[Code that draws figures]
--- start ---

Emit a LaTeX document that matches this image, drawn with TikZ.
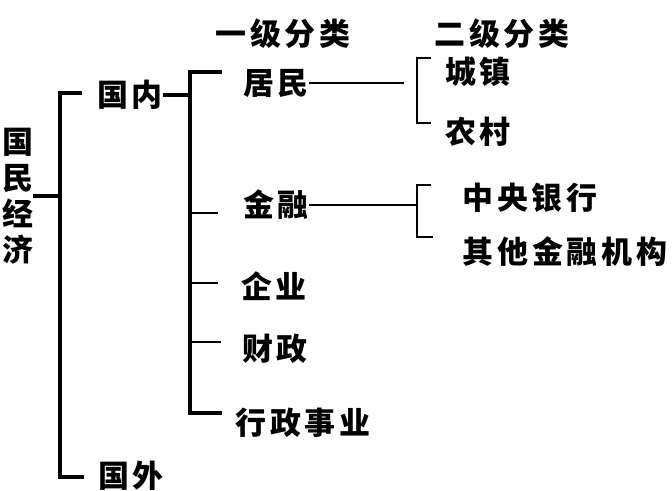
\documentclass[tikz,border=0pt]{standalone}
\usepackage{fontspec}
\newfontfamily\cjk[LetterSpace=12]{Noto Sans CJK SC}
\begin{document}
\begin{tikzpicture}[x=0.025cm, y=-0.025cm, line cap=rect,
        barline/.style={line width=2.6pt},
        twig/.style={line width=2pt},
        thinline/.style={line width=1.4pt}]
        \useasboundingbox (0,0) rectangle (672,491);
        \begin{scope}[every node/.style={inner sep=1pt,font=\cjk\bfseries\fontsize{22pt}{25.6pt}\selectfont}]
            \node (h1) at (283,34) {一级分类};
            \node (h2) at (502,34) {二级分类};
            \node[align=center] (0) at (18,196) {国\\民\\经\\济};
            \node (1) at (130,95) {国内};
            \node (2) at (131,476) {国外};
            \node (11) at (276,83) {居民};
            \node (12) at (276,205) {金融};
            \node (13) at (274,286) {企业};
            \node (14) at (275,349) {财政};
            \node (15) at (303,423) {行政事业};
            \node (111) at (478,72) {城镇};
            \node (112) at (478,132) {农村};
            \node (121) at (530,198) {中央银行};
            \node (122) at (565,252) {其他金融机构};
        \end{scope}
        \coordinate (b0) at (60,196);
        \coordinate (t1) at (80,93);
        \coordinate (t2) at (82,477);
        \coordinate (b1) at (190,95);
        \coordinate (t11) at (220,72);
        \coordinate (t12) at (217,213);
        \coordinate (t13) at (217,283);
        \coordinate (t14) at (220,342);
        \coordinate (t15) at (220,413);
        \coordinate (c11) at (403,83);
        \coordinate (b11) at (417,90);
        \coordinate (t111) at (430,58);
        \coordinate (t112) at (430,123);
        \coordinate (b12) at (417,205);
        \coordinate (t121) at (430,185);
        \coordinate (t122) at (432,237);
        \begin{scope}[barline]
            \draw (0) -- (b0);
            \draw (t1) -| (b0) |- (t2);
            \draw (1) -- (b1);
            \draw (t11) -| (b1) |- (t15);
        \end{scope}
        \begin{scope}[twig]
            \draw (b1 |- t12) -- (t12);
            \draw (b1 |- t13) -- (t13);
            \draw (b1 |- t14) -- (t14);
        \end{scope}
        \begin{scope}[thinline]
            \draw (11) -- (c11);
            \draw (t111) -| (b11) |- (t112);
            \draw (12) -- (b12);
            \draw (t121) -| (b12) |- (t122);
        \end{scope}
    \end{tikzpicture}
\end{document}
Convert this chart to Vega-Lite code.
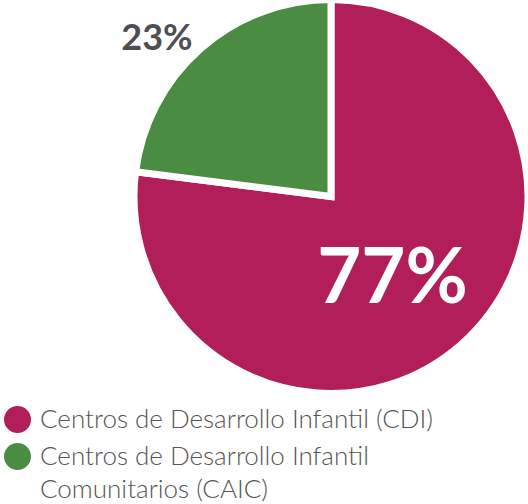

--- end ---

Work required: Strip out the pictures and quote the remaining data word for word.

Task result:
Emit a LaTeX document that matches this image, drawn with TikZ.
\documentclass[tikz,border=0pt]{standalone}
\usepackage{fontspec}
\newfontfamily\cjk[LetterSpace=12]{Noto Sans CJK SC}
\begin{document}
\begin{tikzpicture}[x=0.025cm, y=-0.025cm, line cap=rect,
        barline/.style={line width=2.6pt},
        twig/.style={line width=2pt},
        thinline/.style={line width=1.4pt}]
        \useasboundingbox (0,0) rectangle (672,491);
        \begin{scope}[every node/.style={inner sep=1pt,font=\cjk\bfseries\fontsize{22pt}{25.6pt}\selectfont}]
            \node (h1) at (283,34) {一级分类};
            \node (h2) at (502,34) {二级分类};
            \node[align=center] (0) at (18,196) {国\\民\\经\\济};
            \node (1) at (130,95) {国内};
            \node (2) at (131,476) {国外};
            \node (11) at (276,83) {居民};
            \node (12) at (276,205) {金融};
            \node (13) at (274,286) {企业};
            \node (14) at (275,349) {财政};
            \node (15) at (303,423) {行政事业};
            \node (111) at (478,72) {城镇};
            \node (112) at (478,132) {农村};
            \node (121) at (530,198) {中央银行};
            \node (122) at (565,252) {其他金融机构};
        \end{scope}
        \coordinate (b0) at (60,196);
        \coordinate (t1) at (80,93);
        \coordinate (t2) at (82,477);
        \coordinate (b1) at (190,95);
        \coordinate (t11) at (220,72);
        \coordinate (t12) at (217,213);
        \coordinate (t13) at (217,283);
        \coordinate (t14) at (220,342);
        \coordinate (t15) at (220,413);
        \coordinate (c11) at (403,83);
        \coordinate (b11) at (417,90);
        \coordinate (t111) at (430,58);
        \coordinate (t112) at (430,123);
        \coordinate (b12) at (417,205);
        \coordinate (t121) at (430,185);
        \coordinate (t122) at (432,237);
        \begin{scope}[barline]
            \draw (0) -- (b0);
            \draw (t1) -| (b0) |- (t2);
            \draw (1) -- (b1);
            \draw (t11) -| (b1) |- (t15);
        \end{scope}
        \begin{scope}[twig]
            \draw (b1 |- t12) -- (t12);
            \draw (b1 |- t13) -- (t13);
            \draw (b1 |- t14) -- (t14);
        \end{scope}
        \begin{scope}[thinline]
            \draw (11) -- (c11);
            \draw (t111) -| (b11) |- (t112);
            \draw (12) -- (b12);
            \draw (t121) -| (b12) |- (t122);
        \end{scope}
    \end{tikzpicture}
\end{document}
Convert this chart to Vega-Lite code.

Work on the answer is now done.